Written instruction: Pictures aside, quote the whole listing exactly.

Available data:
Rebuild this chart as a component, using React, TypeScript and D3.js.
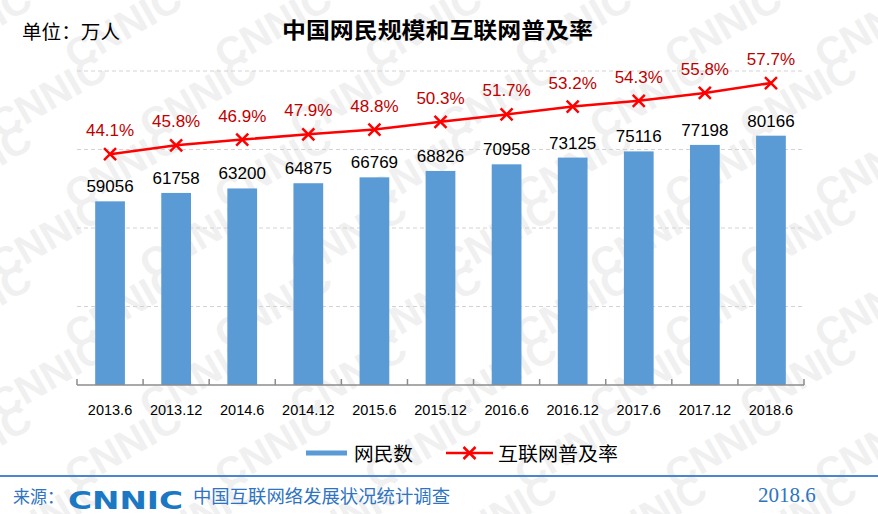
import { useEffect, useRef } from 'react';
import * as d3 from 'd3';

const CATEGORIES = [
  '2013.6', '2013.12', '2014.6', '2014.12', '2015.6', '2015.12',
  '2016.6', '2016.12', '2017.6', '2017.12', '2018.6',
];
const USERS = [59056, 61758, 63200, 64875, 66769, 68826, 70958, 73125, 75116, 77198, 80166];
const RATES = [44.1, 45.8, 46.9, 47.9, 48.8, 50.3, 51.7, 53.2, 54.3, 55.8, 57.7];
const RATE_TICKS = [0, 15, 30, 45, 60];

const W = 878;
const H = 514;
const SANS = '"Liberation Sans", Arial, sans-serif';
const CJK = '"Noto Sans CJK SC", sans-serif';
const BAR = '#5B9BD5';
const RED = '#FF0000';
const FOOT_BLUE = '#2E74C0';

export default function App() {
  const svgRef = useRef<SVGSVGElement>(null);

  useEffect(() => {
    document.body.style.margin = '0';
    if (!svgRef.current) return;
    const svg = d3.select(svgRef.current);
    svg.selectAll('*').remove();

    svg.append('rect').attr('width', W).attr('height', H).attr('fill', '#fff');

    // watermark
    const wm = svg.append('g').attr('fill', '#f0f0f0').attr('font-family', SANS)
      .attr('font-weight', 900).attr('font-size', 40);
    for (let r = -2; r < 9; r++) {
      for (let c = -1; c < 8; c++) {
        const px = c * 150 + (r % 2) * 75;
        const py = r * 70;
        wm.append('text')
          .attr('transform', `translate(${px},${py}) rotate(-30)`)
          .text('CNNIC');
      }
    }

    const x = d3.scaleBand<string>().domain(CATEGORIES).range([77, 804]).padding(0);
    const yU = d3.scaleLinear().domain([0, 100000]).range([385, 74]);
    const yR = d3.scaleLinear().domain([0, 60]).range([385, 71]);
    const bw = x.bandwidth() * 0.45;
    const cx = (i: number) => (x(CATEGORIES[i]) || 0) + x.bandwidth() / 2;

    // grid
    svg.append('g').selectAll('line')
      .data(RATE_TICKS.slice(1))
      .join('line')
      .attr('x1', 77).attr('x2', 805)
      .attr('y1', (d) => yR(d)).attr('y2', (d) => yR(d))
      .attr('stroke', '#d3d3d3').attr('stroke-width', 1)
      .attr('stroke-dasharray', '4,3');

    // bars
    svg.append('g').selectAll('rect')
      .data(USERS)
      .join('rect')
      .attr('x', (_, i) => cx(i) - bw / 2)
      .attr('y', (d) => yU(d))
      .attr('width', bw)
      .attr('height', (d) => yU(0) - yU(d))
      .attr('fill', BAR);

    // bar labels
    svg.append('g').selectAll('text')
      .data(USERS)
      .join('text')
      .attr('x', (_, i) => cx(i))
      .attr('y', (d) => yU(d) - 9)
      .attr('text-anchor', 'middle')
      .attr('font-family', SANS).attr('font-size', 17).attr('fill', '#000')
      .text((d) => String(d));

    // x axis
    const ax = svg.append('g').attr('transform', `translate(0,385)`);
    ax.append('line').attr('x1', 77).attr('x2', 804).attr('y1', 0).attr('y2', 0)
      .attr('stroke', '#8c8c8c').attr('stroke-width', 1.5);
    const bounds = CATEGORIES.map((c) => x(c) || 0).concat([x.range()[1]]);
    ax.selectAll('line.tk').data(bounds).join('line').attr('class', 'tk')
      .attr('x1', (d) => d).attr('x2', (d) => d).attr('y1', 0).attr('y2', -6)
      .attr('stroke', '#8c8c8c').attr('stroke-width', 1.5);
    svg.append('g').selectAll('text')
      .data(CATEGORIES)
      .join('text')
      .attr('x', (_, i) => cx(i))
      .attr('y', 415)
      .attr('text-anchor', 'middle')
      .attr('font-family', SANS).attr('font-size', 14.5).attr('fill', '#000')
      .text((d) => d);

    // rate line
    const line = d3.line<number>()
      .x((_, i) => cx(i))
      .y((d) => yR(d));
    svg.append('path').datum(RATES).attr('d', line)
      .attr('fill', 'none').attr('stroke', RED).attr('stroke-width', 2.5);

    const cross = (g: d3.Selection<SVGGElement, unknown, null, undefined>, px: number, py: number) => {
      const s = 6;
      g.append('path')
        .attr('d', `M${px - s},${py - s}L${px + s},${py + s}M${px - s},${py + s}L${px + s},${py - s}`)
        .attr('stroke', RED).attr('stroke-width', 2.5).attr('fill', 'none');
    };
    const mk = svg.append('g');
    RATES.forEach((d, i) => cross(mk, cx(i), yR(d)));

    svg.append('g').selectAll('text')
      .data(RATES)
      .join('text')
      .attr('x', (_, i) => cx(i))
      .attr('y', (d) => yR(d) - 18)
      .attr('text-anchor', 'middle')
      .attr('font-family', SANS).attr('font-size', 17).attr('fill', '#C00000')
      .text((d) => `${d.toFixed(1)}%`);

    // titles
    svg.append('text').attr('x', 22).attr('y', 39)
      .attr('font-family', CJK).attr('font-size', 19).attr('fill', '#000')
      .attr('textLength', 98).attr('lengthAdjust', 'spacingAndGlyphs')
      .text('单位：万人');
    svg.append('text').attr('x', 282).attr('y', 38)
      .attr('font-family', CJK).attr('font-size', 22).attr('font-weight', 700).attr('fill', '#000')
      .attr('textLength', 311).attr('lengthAdjust', 'spacingAndGlyphs')
      .text('中国网民规模和互联网普及率');

    // legend
    const lg = svg.append('g');
    lg.append('rect').attr('x', 306).attr('y', 450.5).attr('width', 41).attr('height', 5).attr('fill', BAR);
    lg.append('text').attr('x', 354).attr('y', 461)
      .attr('font-family', CJK).attr('font-size', 19).attr('fill', '#000')
      .attr('textLength', 59).attr('lengthAdjust', 'spacingAndGlyphs').text('网民数');
    lg.append('line').attr('x1', 446).attr('x2', 493).attr('y1', 453).attr('y2', 453)
      .attr('stroke', RED).attr('stroke-width', 2.5);
    cross(lg, 469.5, 453);
    lg.append('text').attr('x', 498).attr('y', 461)
      .attr('font-family', CJK).attr('font-size', 19).attr('fill', '#000')
      .attr('textLength', 120).attr('lengthAdjust', 'spacingAndGlyphs').text('互联网普及率');

    // footer
    svg.append('line').attr('x1', 0).attr('x2', W).attr('y1', 476).attr('y2', 476)
      .attr('stroke', '#4A86D0').attr('stroke-width', 2);
    svg.append('text').attr('x', 13).attr('y', 503)
      .attr('font-family', CJK).attr('font-size', 17).attr('fill', FOOT_BLUE)
      .text('来源：');
    svg.append('text').attr('x', 68).attr('y', 509)
      .attr('font-family', '"DejaVu Sans", sans-serif').attr('font-weight', 900)
      .attr('font-size', 25).attr('fill', '#1B78C2')
      .attr('textLength', 115).attr('lengthAdjust', 'spacingAndGlyphs')
      .text('CNNIC');
    svg.append('text').attr('x', 193).attr('y', 503)
      .attr('font-family', CJK).attr('font-size', 18).attr('fill', FOOT_BLUE)
      .attr('textLength', 257).attr('lengthAdjust', 'spacingAndGlyphs')
      .text('中国互联网络发展状况统计调查');
    svg.append('text').attr('x', 758).attr('y', 502)
      .attr('font-family', '"Liberation Serif", serif').attr('font-size', 21).attr('fill', FOOT_BLUE)
      .text('2018.6');
  }, []);

  return <svg ref={svgRef} width={W} height={H} style={{ display: 'block' }} />;
}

Solution for this task:
Rebuild this chart as a component, using React, TypeScript and D3.js.
import { useEffect, useRef } from 'react';
import * as d3 from 'd3';

const CATEGORIES = [
  '2013.6', '2013.12', '2014.6', '2014.12', '2015.6', '2015.12',
  '2016.6', '2016.12', '2017.6', '2017.12', '2018.6',
];
const USERS = [59056, 61758, 63200, 64875, 66769, 68826, 70958, 73125, 75116, 77198, 80166];
const RATES = [44.1, 45.8, 46.9, 47.9, 48.8, 50.3, 51.7, 53.2, 54.3, 55.8, 57.7];
const RATE_TICKS = [0, 15, 30, 45, 60];

const W = 878;
const H = 514;
const SANS = '"Liberation Sans", Arial, sans-serif';
const CJK = '"Noto Sans CJK SC", sans-serif';
const BAR = '#5B9BD5';
const RED = '#FF0000';
const FOOT_BLUE = '#2E74C0';

export default function App() {
  const svgRef = useRef<SVGSVGElement>(null);

  useEffect(() => {
    document.body.style.margin = '0';
    if (!svgRef.current) return;
    const svg = d3.select(svgRef.current);
    svg.selectAll('*').remove();

    svg.append('rect').attr('width', W).attr('height', H).attr('fill', '#fff');

    // watermark
    const wm = svg.append('g').attr('fill', '#f0f0f0').attr('font-family', SANS)
      .attr('font-weight', 900).attr('font-size', 40);
    for (let r = -2; r < 9; r++) {
      for (let c = -1; c < 8; c++) {
        const px = c * 150 + (r % 2) * 75;
        const py = r * 70;
        wm.append('text')
          .attr('transform', `translate(${px},${py}) rotate(-30)`)
          .text('CNNIC');
      }
    }

    const x = d3.scaleBand<string>().domain(CATEGORIES).range([77, 804]).padding(0);
    const yU = d3.scaleLinear().domain([0, 100000]).range([385, 74]);
    const yR = d3.scaleLinear().domain([0, 60]).range([385, 71]);
    const bw = x.bandwidth() * 0.45;
    const cx = (i: number) => (x(CATEGORIES[i]) || 0) + x.bandwidth() / 2;

    // grid
    svg.append('g').selectAll('line')
      .data(RATE_TICKS.slice(1))
      .join('line')
      .attr('x1', 77).attr('x2', 805)
      .attr('y1', (d) => yR(d)).attr('y2', (d) => yR(d))
      .attr('stroke', '#d3d3d3').attr('stroke-width', 1)
      .attr('stroke-dasharray', '4,3');

    // bars
    svg.append('g').selectAll('rect')
      .data(USERS)
      .join('rect')
      .attr('x', (_, i) => cx(i) - bw / 2)
      .attr('y', (d) => yU(d))
      .attr('width', bw)
      .attr('height', (d) => yU(0) - yU(d))
      .attr('fill', BAR);

    // bar labels
    svg.append('g').selectAll('text')
      .data(USERS)
      .join('text')
      .attr('x', (_, i) => cx(i))
      .attr('y', (d) => yU(d) - 9)
      .attr('text-anchor', 'middle')
      .attr('font-family', SANS).attr('font-size', 17).attr('fill', '#000')
      .text((d) => String(d));

    // x axis
    const ax = svg.append('g').attr('transform', `translate(0,385)`);
    ax.append('line').attr('x1', 77).attr('x2', 804).attr('y1', 0).attr('y2', 0)
      .attr('stroke', '#8c8c8c').attr('stroke-width', 1.5);
    const bounds = CATEGORIES.map((c) => x(c) || 0).concat([x.range()[1]]);
    ax.selectAll('line.tk').data(bounds).join('line').attr('class', 'tk')
      .attr('x1', (d) => d).attr('x2', (d) => d).attr('y1', 0).attr('y2', -6)
      .attr('stroke', '#8c8c8c').attr('stroke-width', 1.5);
    svg.append('g').selectAll('text')
      .data(CATEGORIES)
      .join('text')
      .attr('x', (_, i) => cx(i))
      .attr('y', 415)
      .attr('text-anchor', 'middle')
      .attr('font-family', SANS).attr('font-size', 14.5).attr('fill', '#000')
      .text((d) => d);

    // rate line
    const line = d3.line<number>()
      .x((_, i) => cx(i))
      .y((d) => yR(d));
    svg.append('path').datum(RATES).attr('d', line)
      .attr('fill', 'none').attr('stroke', RED).attr('stroke-width', 2.5);

    const cross = (g: d3.Selection<SVGGElement, unknown, null, undefined>, px: number, py: number) => {
      const s = 6;
      g.append('path')
        .attr('d', `M${px - s},${py - s}L${px + s},${py + s}M${px - s},${py + s}L${px + s},${py - s}`)
        .attr('stroke', RED).attr('stroke-width', 2.5).attr('fill', 'none');
    };
    const mk = svg.append('g');
    RATES.forEach((d, i) => cross(mk, cx(i), yR(d)));

    svg.append('g').selectAll('text')
      .data(RATES)
      .join('text')
      .attr('x', (_, i) => cx(i))
      .attr('y', (d) => yR(d) - 18)
      .attr('text-anchor', 'middle')
      .attr('font-family', SANS).attr('font-size', 17).attr('fill', '#C00000')
      .text((d) => `${d.toFixed(1)}%`);

    // titles
    svg.append('text').attr('x', 22).attr('y', 39)
      .attr('font-family', CJK).attr('font-size', 19).attr('fill', '#000')
      .attr('textLength', 98).attr('lengthAdjust', 'spacingAndGlyphs')
      .text('单位：万人');
    svg.append('text').attr('x', 282).attr('y', 38)
      .attr('font-family', CJK).attr('font-size', 22).attr('font-weight', 700).attr('fill', '#000')
      .attr('textLength', 311).attr('lengthAdjust', 'spacingAndGlyphs')
      .text('中国网民规模和互联网普及率');

    // legend
    const lg = svg.append('g');
    lg.append('rect').attr('x', 306).attr('y', 450.5).attr('width', 41).attr('height', 5).attr('fill', BAR);
    lg.append('text').attr('x', 354).attr('y', 461)
      .attr('font-family', CJK).attr('font-size', 19).attr('fill', '#000')
      .attr('textLength', 59).attr('lengthAdjust', 'spacingAndGlyphs').text('网民数');
    lg.append('line').attr('x1', 446).attr('x2', 493).attr('y1', 453).attr('y2', 453)
      .attr('stroke', RED).attr('stroke-width', 2.5);
    cross(lg, 469.5, 453);
    lg.append('text').attr('x', 498).attr('y', 461)
      .attr('font-family', CJK).attr('font-size', 19).attr('fill', '#000')
      .attr('textLength', 120).attr('lengthAdjust', 'spacingAndGlyphs').text('互联网普及率');

    // footer
    svg.append('line').attr('x1', 0).attr('x2', W).attr('y1', 476).attr('y2', 476)
      .attr('stroke', '#4A86D0').attr('stroke-width', 2);
    svg.append('text').attr('x', 13).attr('y', 503)
      .attr('font-family', CJK).attr('font-size', 17).attr('fill', FOOT_BLUE)
      .text('来源：');
    svg.append('text').attr('x', 68).attr('y', 509)
      .attr('font-family', '"DejaVu Sans", sans-serif').attr('font-weight', 900)
      .attr('font-size', 25).attr('fill', '#1B78C2')
      .attr('textLength', 115).attr('lengthAdjust', 'spacingAndGlyphs')
      .text('CNNIC');
    svg.append('text').attr('x', 193).attr('y', 503)
      .attr('font-family', CJK).attr('font-size', 18).attr('fill', FOOT_BLUE)
      .attr('textLength', 257).attr('lengthAdjust', 'spacingAndGlyphs')
      .text('中国互联网络发展状况统计调查');
    svg.append('text').attr('x', 758).attr('y', 502)
      .attr('font-family', '"Liberation Serif", serif').attr('font-size', 21).attr('fill', FOOT_BLUE)
      .text('2018.6');
  }, []);

  return <svg ref={svgRef} width={W} height={H} style={{ display: 'block' }} />;
}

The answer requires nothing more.